The two women/sisters who had been with me for the past five hours or so, then immediately offered to drive me as far as they were going in that direction -- the Holyoke Mall in Massachusetts -- which was about an hour from my home in Connecticut. I kindly and gratefully accepted, while apologizing profusely for such an inconvenience. I kept wondering why they were being so thoughtful and kind to someone they hardly knew. The older sister simply replied that she had a daughter about my age and hoped the favor would someday be returned. Regardless, they had gone way beyond the call of duty. I could only imagine what would have happened had they not been on Interstate 91. The simply annoying ulcer with which I was diagnosed last month would have certainly turned into a fatality. I am sure of it.

So, around midnight or so, I arrived at the Holyoke Mall, after having driven with the two sisters, Betty and Mary, for about two hours. They had been with me since 6:30 or so that evening. My mom stood beside the Pizzeria Uno, where we had planned to meet after I had called her from the gas station, and after giving me a hug, turned to the eldest sister, Betty, with a hug as well and a million "thank-you's" for taking care of her daughter.

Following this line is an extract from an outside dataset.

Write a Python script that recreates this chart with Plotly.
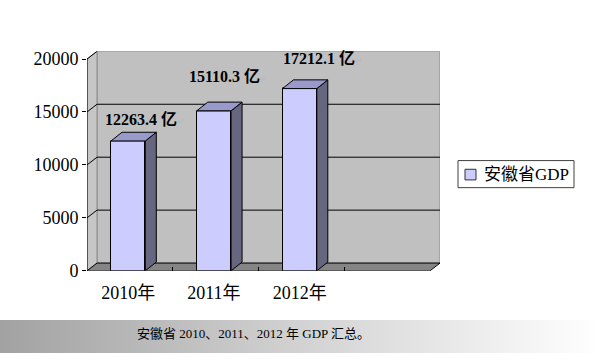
import plotly.graph_objects as go

# ---- data ----
categories = ["2010年", "2011年", "2012年"]
gdp = [12263.4, 15110.3, 17212.1]
value_labels = ["12263.4 亿", "15110.3 亿", "17212.1 亿"]
y_ticks = [0, 5000, 10000, 15000, 20000]
y_ticktext = ["0", "5000", "10000", "15000", "20000"]
series_name = "安徽省GDP"
caption = "安徽省 2010、2011、2012 年 GDP 汇总。"

# ---- geometry / style ----
W, H = 600, 363
PX0, PX1, PY0, PY1 = 87, 440, 51, 278
NSLOT = 4
YMAX = y_ticks[-1]
WALL_DXP, WALL_DYP = 10, 8
BAR_DXP, BAR_DYP = 11, 9
ux = (PX1 - PX0 - WALL_DXP) / NSLOT
uy = (PY1 - PY0 - WALL_DYP) / YMAX
WDX, WDY = WALL_DXP / ux, WALL_DYP / uy
BDX, BDY = BAR_DXP / ux, BAR_DYP / uy
BAR_W = 0.40
CENTER_OFF = 0.48
label_shift = [(-8, 21), (-10, 34), (-2, 30)]

FONT = "Liberation Serif, Times New Roman, Noto Sans CJK SC, serif"
FRONT, TOP, SIDE = "#ccccff", "#9999cc", "#666680"

xc = [i + CENTER_OFF for i in range(len(categories))]

fig = go.Figure()

def path(pts):
    return "M " + " L ".join(f"{x},{y}" for x, y in pts) + " Z"

shapes = []
shapes.append(dict(type="path", xref="x", yref="y", layer="below",
                   path=path([(WDX, WDY), (NSLOT + WDX, WDY), (NSLOT + WDX, YMAX + WDY), (WDX, YMAX + WDY)]),
                   fillcolor="#c0c0c0", line=dict(color="#8a8a8a", width=1)))
shapes.append(dict(type="path", xref="x", yref="y", layer="below",
                   path=path([(0, 0), (WDX, WDY), (WDX, YMAX + WDY), (0, YMAX)]),
                   fillcolor="#c6c6c6", line=dict(color="#8a8a8a", width=1)))
shapes.append(dict(type="path", xref="x", yref="y", layer="below",
                   path=path([(0, 0), (NSLOT, 0), (NSLOT + WDX, WDY), (WDX, WDY)]),
                   fillcolor="#858585", line=dict(color="#000000", width=1)))
for v in y_ticks[1:-1]:
    shapes.append(dict(type="line", xref="x", yref="y", layer="below",
                       x0=WDX, x1=NSLOT + WDX, y0=v + WDY, y1=v + WDY,
                       line=dict(color="#000000", width=1)))
for v in y_ticks[1:]:
    shapes.append(dict(type="line", xref="x", yref="y", layer="below",
                       x0=0, x1=WDX, y0=v, y1=v + WDY,
                       line=dict(color="#000000", width=1)))
shapes.append(dict(type="line", xref="x", yref="y", layer="below",
                   x0=0, x1=0, y0=0, y1=YMAX, line=dict(color="#000000", width=1)))

# legend box drawn to match the reference geometry
shapes.append(dict(type="rect", xref="paper", yref="paper",
                   x0=458 / W, x1=574 / W, y0=1 - 192 / H, y1=1 - 164 / H,
                   fillcolor="#ffffff", line=dict(color="#404040", width=1)))
shapes.append(dict(type="rect", xref="paper", yref="paper",
                   x0=465 / W, x1=476 / W, y0=1 - 184 / H, y1=1 - 173 / H,
                   fillcolor=FRONT, line=dict(color="#303030", width=1)))

for c, v in zip(xc, gdp):
    L, R = c - BAR_W / 2, c + BAR_W / 2
    fig.add_trace(go.Scatter(x=[R, R, R + BDX, R + BDX, R], y=[0, v, v + BDY, BDY, 0],
                             fill="toself", fillcolor=SIDE, mode="lines",
                             line=dict(color="#000000", width=1), showlegend=False, hoverinfo="skip"))
    fig.add_trace(go.Scatter(x=[L, L + BDX, R + BDX, R, L], y=[v, v + BDY, v + BDY, v, v],
                             fill="toself", fillcolor=TOP, mode="lines",
                             line=dict(color="#000000", width=1), showlegend=False, hoverinfo="skip"))

fig.add_trace(go.Bar(x=xc, y=gdp, width=BAR_W, name=series_name, showlegend=False,
                     marker=dict(color=FRONT, line=dict(color="#000000", width=1))))

fig.add_trace(go.Scatter(x=[0, 1, 1, 0, 0], y=[0, 0, 1, 1, 0], xaxis="x2", yaxis="y2",
                         fill="toself", mode="none", showlegend=False, hoverinfo="skip",
                         fillgradient=dict(type="horizontal",
                                           colorscale=[[0, "#a2a2a2"], [0.5, "#d2d2d2"], [1, "#ffffff"]])))

annotations = []
for c, v, t, (sx, sy) in zip(xc, gdp, value_labels, label_shift):
    annotations.append(dict(x=c - BAR_W / 2, y=v, xref="x", yref="y", xanchor="left", yanchor="middle",
                            xshift=sx, yshift=sy, showarrow=False,
                            text=f"<b>{t}</b><span style='color:#b8b8b8;font-size:9px'>↵</span>",
                            font=dict(family=FONT, size=16, color="#000000")))
annotations.append(dict(x=482 / W, y=1 - 178 / H, xref="paper", yref="paper",
                        xanchor="left", yanchor="middle", showarrow=False, text=series_name,
                        font=dict(family=FONT, size=17, color="#000000")))
annotations.append(dict(x=253 / W, y=(H - 343) / H, xref="paper", yref="paper",
                        xanchor="center", yanchor="middle", showarrow=False, text=caption,
                        font=dict(family=FONT, size=13, color="#000000")))

fig.update_layout(
    width=W, height=H, margin=dict(l=0, r=0, t=0, b=0), autosize=False,
    paper_bgcolor="#ffffff", plot_bgcolor="rgba(0,0,0,0)",
    font=dict(family=FONT, color="#000000"),
    shapes=shapes, annotations=annotations, showlegend=False,
    xaxis=dict(domain=[PX0 / W, PX1 / W], range=[0, NSLOT + WDX], showgrid=False, zeroline=False,
               showline=False, tickmode="array", tickvals=xc, ticktext=categories, ticks="",
               ticklabelstandoff=9,
               tickfont=dict(family=FONT, size=18, color="#000000"),
               minor=dict(tickmode="array", tickvals=[1, 2, 3], ticks="inside", ticklen=4,
                          tickcolor="#000000", showgrid=False),
               fixedrange=True),
    yaxis=dict(domain=[(H - PY1) / H, (H - PY0) / H], range=[0, YMAX + WDY], showgrid=False,
               zeroline=False, showline=False, tickmode="array", tickvals=y_ticks, ticktext=y_ticktext,
               ticks="outside", ticklen=4, tickcolor="#000000",
               tickfont=dict(family=FONT, size=18, color="#000000"), fixedrange=True),
    xaxis2=dict(domain=[0, 1], range=[0, 1], visible=False, anchor="y2"),
    yaxis2=dict(domain=[0, 34 / H], range=[0, 1], visible=False, anchor="x2"),
    bargap=0,
)

fig.write_html("out.html")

I got in the car that night thanking the gods above that I was safe, that I hadn't been kidnapped by some lunatic or killed by some escaped convict. But beyond that, I was surprised and grateful that I had had the opportunity to meet two women who performed such a random act of kindness. I realized that perhaps there is more kindness today than we often assume. I wanted to write this column to reflect this realization and to also thank those two women who got me home, safe and sound, for Mom's home-cooked dinner. Perhaps I should take a second look at that book my dad gave me in high school, knowing now of the reality behind such a "feel-good" concept.